Pour finir, ce corpus peut être complété par une dernière réflexion. Représenter la vie contemporaine des personnes noires, ce n’est pas seulement évoquer les questions de racisme ou les combats civiques, c’est également représenter des modes de vie, des codes… Cette position reste taboue chez nous, où toute idée de communautarisme est généralement perçue comme négative, et ne sera pas exposée en littérature jeunesse. Néanmoins, aux États-Unis, une auteure comme Janet McDonald s’attache à présenter un tableau de la vie quotidienne des noirs américains.
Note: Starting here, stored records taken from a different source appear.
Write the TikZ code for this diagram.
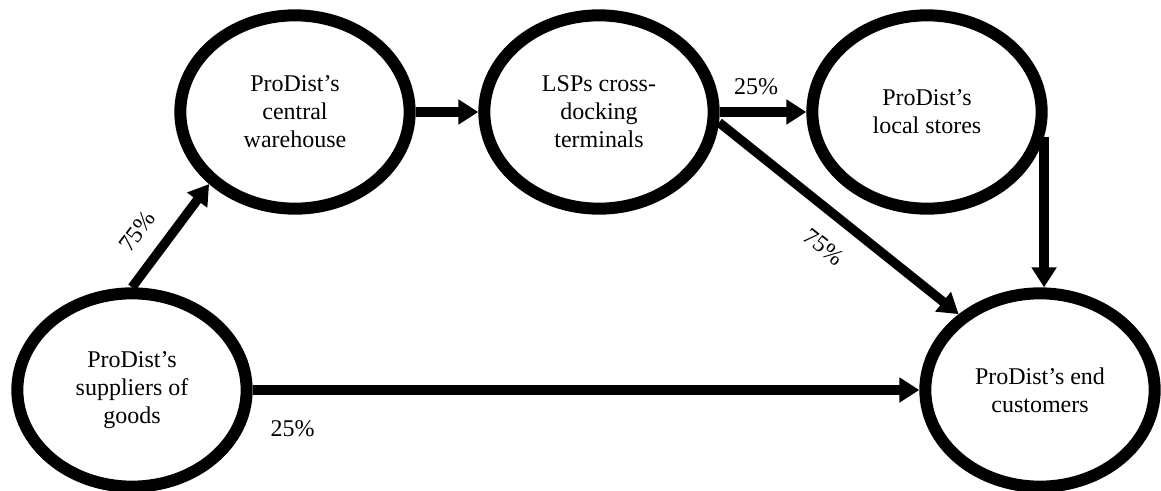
\documentclass[tikz,border=0pt]{standalone}
\usepackage{fontspec}
\setmainfont{Liberation Serif}
\usetikzlibrary{arrows.meta,positioning,shapes.geometric}

\begin{document}
\begin{tikzpicture}[x=0.75pt,y=-0.75pt,
    site/.style={ellipse,draw,line width=9pt,minimum width=172pt,minimum height=145pt,
        align=center,font=\fontsize{18pt}{21pt}\selectfont},
    flow/.style={line width=7pt},
    share/.style={font=\fontsize{18pt}{21pt}\selectfont},
    >={Triangle[length=15pt,width=18pt]}]
    \useasboundingbox (0,0) rectangle (1161,490);
    \node[site] (warehouse) at (295,112) {ProDist’s\\central\\warehouse};
    \node[site] (terminals) [right=47pt of warehouse] {LSPs cross-\\docking\\terminals};
    \node[site] (stores) [right=65pt of terminals] {ProDist’s\\local stores};
    \node[site] (suppliers) at (132,390) {ProDist’s\\suppliers of\\goods};
    \node[site] (customers) at (1040,390) {ProDist’s end\\customers};
    % 上面一行的流向
    \draw[flow,->] (warehouse.east) -- (terminals.west);
    \draw[flow,->] (terminals.east) -- node[share,above=6pt,pos=0.42] {25\%} (stores.west);
    % 斜线和竖线都落在终端客户的边上
    \draw[flow,->] (suppliers.north) -- node[share,sloped,above=9pt,pos=0.37] {75\%} (warehouse.220);
    \draw[flow,->] (terminals.-5) -- node[share,sloped,below=11pt,pos=0.52] {75\%} (customers.137);
    \draw[flow,->] (stores.-12) -- (stores.-12 |- customers.north);
    \draw[flow,->] (suppliers.east) -- node[share,below=16pt,pos=0.06] {25\%} (customers.west);
\end{tikzpicture}
\end{document}
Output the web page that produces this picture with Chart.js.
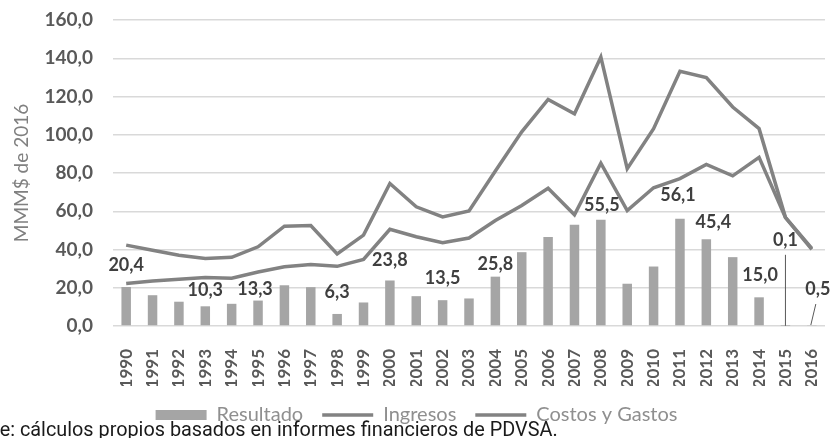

Même si leur parution n’est pas récente, la lecture de romans comme Brooklyn babies ou Des tifs et du taf demeure importante dans le but de s’imprégner des conditions de vie quotidienne d’une communauté régie par une organisation systémique de nos sociétés.
Ce corpus, principalement composé d’ouvrages destinés à un lectorat adolescent, tente de mettre en avant des séquences historiques marquantes pour les populations noires et d’interroger également les conséquences sur les descendants et descendantes. Toutefois, il semble important que les jeunes lecteurs ne s’en contentent pas et complètent leur connaissance de ces enjeux socio-historiques par la découverte d’auteurs majeurs, comme James Baldwin, Toni Morisson ou Maya Angelou.